If we can reference a previous question, there’s a moment in Kiki’s Delivery Service that really resonates with me. When Kiki loses her powers, she visits the painter, Ursula. Who tells her about a time she too had felt she lost her power to paint; that she was just making copies of paintings she’d seen somewhere before, “and not very good copies either.” That’s exactly how I felt during those first few years in New York. Sometimes even like I was copying my own work, just to legitimize it.

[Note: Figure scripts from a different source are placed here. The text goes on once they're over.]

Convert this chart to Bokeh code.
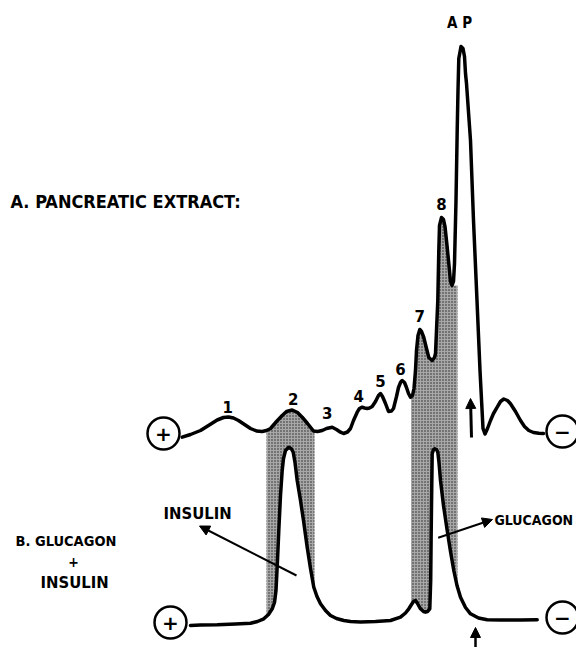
import numpy as np
from bokeh.plotting import figure
from bokeh.models import Range1d, Arrow, NormalHead
from bokeh.core.properties import value
from bokeh.embed import file_html
from bokeh.resources import INLINE

# ---- data (drawing units: x to the right, y grows downward) ----
# A. pancreatic extract densitometer trace
trace_a_x = [181.7, 190, 200, 208, 216.7, 223, 228, 233, 238, 244, 250, 256, 261.7, 266, 270, 276,
             281.7, 286, 291.7, 297, 301.7, 307, 313, 317, 321.7, 326, 331.7, 336, 340, 343, 347,
             350, 353, 356.7, 359, 361.7, 364, 366.7, 369, 371.7, 375, 378, 380, 382, 385, 388,
             391, 393, 396, 398, 400, 401.7, 404, 406, 408, 410, 412, 413.5, 415, 416, 417.5,
             419.3, 421, 423.3, 426, 428.3, 431.7, 434, 435, 436, 437.3, 438.3, 439, 441, 443,
             444.5, 446.5, 448.3, 450, 451.5, 453, 454, 455.5, 456.7, 457.5, 458.3, 460.5, 462.5,
             464, 465, 466, 470, 473, 476.5, 479.5, 482.5, 484.5, 487, 490, 493, 496.7, 500,
             503.3, 507, 510, 515, 520, 524, 528.3, 533, 538.3, 543]
trace_a_y = [436.7, 434, 430, 425, 419.5, 417, 416.5, 417.5, 420, 424, 428, 430.5, 431, 430, 428, 421,
             415, 411, 409.5, 412, 416.7, 423, 430.5, 431, 430, 428, 426.7, 429, 431.7, 433, 431.5,
             428, 420, 411.7, 408, 406.7, 407.5, 408, 407.5, 406, 401, 395, 393, 396, 403, 411,
             410.5, 408, 396, 387, 382, 380, 382, 387, 393, 396.7, 395, 388, 370, 350, 335,
             329, 331, 337, 348, 357, 360, 357, 353, 330, 300, 250, 225, 217, 219,
             226, 245, 263, 281, 285, 281, 263, 200, 130, 90, 58, 46, 48,
             56, 73, 83, 140, 220, 300, 370, 428, 433.5, 428, 420, 413, 406.7, 401,
             398.5, 400, 403.3, 411, 420, 426, 430, 432, 432.7, 433]

# B. glucagon + insulin trace
trace_b_x = [190, 200, 216.7, 235, 250, 257, 263.3, 268, 271.7, 274, 275.5, 277, 278.3, 280, 281.7,
             283, 285, 288.3, 291, 292.7, 294.5, 296.7, 300, 303, 306.7, 310, 313.3, 316.5, 320,
             325, 330, 336, 343.3, 350, 360, 375, 390, 400, 405, 408.3, 411, 413, 415, 417, 420,
             423, 425, 427, 429.3, 430.2, 430.7, 431.2, 431.7, 433, 434.3, 436, 437.3, 438.5, 440,
             443, 446.7, 450, 453.3, 456.5, 460, 465, 470, 478, 486.7, 500, 520, 536.7]
trace_b_y = [625, 624.5, 624.3, 623.5, 622.7, 621, 618.3, 614, 608.3, 602, 590, 560, 530, 495, 470,
             458, 450, 446.7, 448.5, 451.7, 462, 480, 500, 520, 546.7, 568, 586.7, 596, 603.3,
             610, 615, 618, 620, 621, 621.5, 621, 620, 616.7, 612.5, 608.3, 604, 601, 600, 603, 608.3,
             611, 611.7, 611, 608.3, 580, 530, 490, 453.3, 449, 448.3, 449, 451.7, 462, 480,
             505, 530, 551, 570, 585, 596.7, 607, 613.3, 617.5, 619.3, 619.5, 619.5, 619.3]

peak_labels = ["1", "2", "3", "4", "5", "6", "7", "8"]
peak_label_x = [227.3, 292.7, 326.7, 358.3, 380, 400, 419.3, 441]
peak_label_y = [406, 398.3, 412.3, 395, 380, 368.3, 315, 203.3]

electrode_x = [163, 562, 170, 562]
electrode_y = [433, 431, 622, 617]
electrode_sign = ["+", "\u2212", "+", "\u2212"]

insulin_band = (266.0, 314.0)
glucagon_band = (410.5, 457.0)

# ---- figure ----
p = figure(width=576, height=647, output_backend="svg", toolbar_location=None,
           x_range=Range1d(0, 576), y_range=Range1d(647, 0),
           x_axis_location=None, y_axis_location=None, min_border=0)
p.grid.visible = False
p.outline_line_color = None
p.background_fill_color = "white"

ax, ay = np.array(trace_a_x), np.array(trace_a_y)
bx, by = np.array(trace_b_x), np.array(trace_b_y)


def band_polygon(x0, x1, cap_dip=False):
    inner = ax[(ax > x0) & (ax < x1)]
    tx = np.concatenate([[x0], inner, [x1]])
    ty = np.interp(tx, ax, ay)
    if cap_dip:
        m = (ax > x1 - 12) & (ax < x1)
        k = np.argmax(np.where(m, ay, -1))
        ty = np.where(tx > ax[k], np.maximum(ty, ay[k]), ty)
    innerb = bx[(bx > x0) & (bx < x1)]
    bxx = np.concatenate([[x0], innerb, [x1]])
    byy = np.interp(bxx, bx, by)
    return list(tx) + list(bxx[::-1]), list(ty) + list(byy[::-1])


for (x0, x1), cap in [(insulin_band, False), (glucagon_band, True)]:
    px, py = band_polygon(x0, x1, cap)
    p.patch(px, py, fill_color="#a8a8a8", line_color=None,
            hatch_pattern="dot", hatch_color="#222222", hatch_scale=3, hatch_weight=1.3)

p.line(trace_a_x, trace_a_y, line_color="black", line_width=3.5, line_join="round", line_cap="round")
p.line(trace_b_x, trace_b_y, line_color="black", line_width=3.5, line_join="round", line_cap="round")

p.circle(electrode_x, electrode_y, radius=16, fill_color="white", line_color="black", line_width=2.5)
p.text(electrode_x, electrode_y, text=electrode_sign, text_align="center", text_baseline="middle",
       text_font=value("DejaVu Sans"), text_font_style="bold", text_font_size="20px", text_color="black")

p.text(peak_label_x, peak_label_y, text=peak_labels, text_align="center", text_baseline="middle",
       text_font=value("DejaVu Sans"), text_font_style="bold", text_font_size="15px", text_color="black")

lbl = dict(text_font=value("DejaVu Sans Condensed"), text_font_style="bold",
           text_baseline="middle", text_color="black")
p.text([10], [200.5], text=["A. PANCREATIC EXTRACT:"], text_align="left", text_font_size="18px", **lbl)
p.text([459], [22], text=["A P"], text_align="center", text_font_size="15px", **lbl)
p.text([15], [540], text=["B. GLUCAGON"], text_align="left", text_font_size="14.5px", **lbl)
p.text([73], [561], text=["+"], text_align="center", text_font_size="14px", **lbl)
p.text([40], [582], text=["INSULIN"], text_align="left", text_font_size="16.5px", **lbl)
p.text([163], [513], text=["INSULIN"], text_align="left", text_font_size="16.5px", **lbl)
p.text([494], [519], text=["GLUCAGON"], text_align="left", text_font_size="14px", **lbl)

head = lambda: NormalHead(size=10, fill_color="black", line_color="black")
p.add_layout(Arrow(end=head(), x_start=296, y_start=575, x_end=199, y_end=525.5,
                   line_width=2, line_color="black"))
p.add_layout(Arrow(end=head(), x_start=437.7, y_start=537.3, x_end=492, y_end=519,
                   line_width=2, line_color="black"))
p.add_layout(Arrow(end=head(), x_start=471, y_start=437, x_end=470, y_end=398,
                   line_width=3, line_color="black"))
p.add_layout(Arrow(end=head(), x_start=475, y_start=650, x_end=475, y_end=627,
                   line_width=2.5, line_color="black"))

open("out.html", "w").write(file_html(p, INLINE))
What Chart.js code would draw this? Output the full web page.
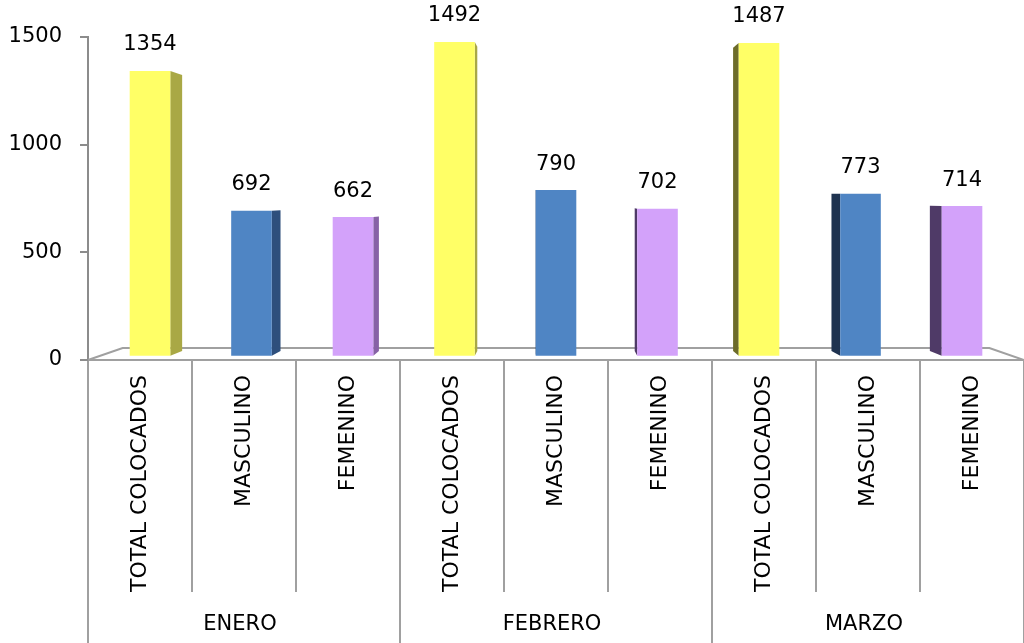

The big shift happened when I moved from an “idea first, execution second” mindset to an “execution first until the idea reveals itself” approach. That changed everything. Not only did people start responding to the work more, I finally liked it too. For the first time in a long time. And what started showing up surprised me: real, honest areas of research and authentic interests. It felt like coming home. I believe I may have mentioned this after my artist talk, but just telling the truth about who I am and what I love to draw changed my entire life. It seems so simple but it’s a daily practice for me.

Your practice has moved from smaller-scale drawings to larger, more ambitious projects. Where do you see it evolving next?
Since my exhibition at Storage, I’ve been experimenting with adding different mineral pigments to my graphite, trying to create more anomalous, unexpected interactions in the early stages of making. I’ve also started placing cut-outs and small “somethings” beneath the paper to subtly disrupt the surface, letting those distortions guide the work. But these are just at the “play stage” of my studio practice.
Lately, I’ve been dreaming about a chapel. Whenever I’m in airports, I make a point to visit the little chapels tucked away in quiet corners. Sometimes you find them at rest stops too, out in the middle of nowhere (usually those smell like weed). Beyond that I’m just resuming worship at the alter of my studio. I leave offerings daily. There’s a word I’ve had pinned to my wall for a while now: moon cathedral.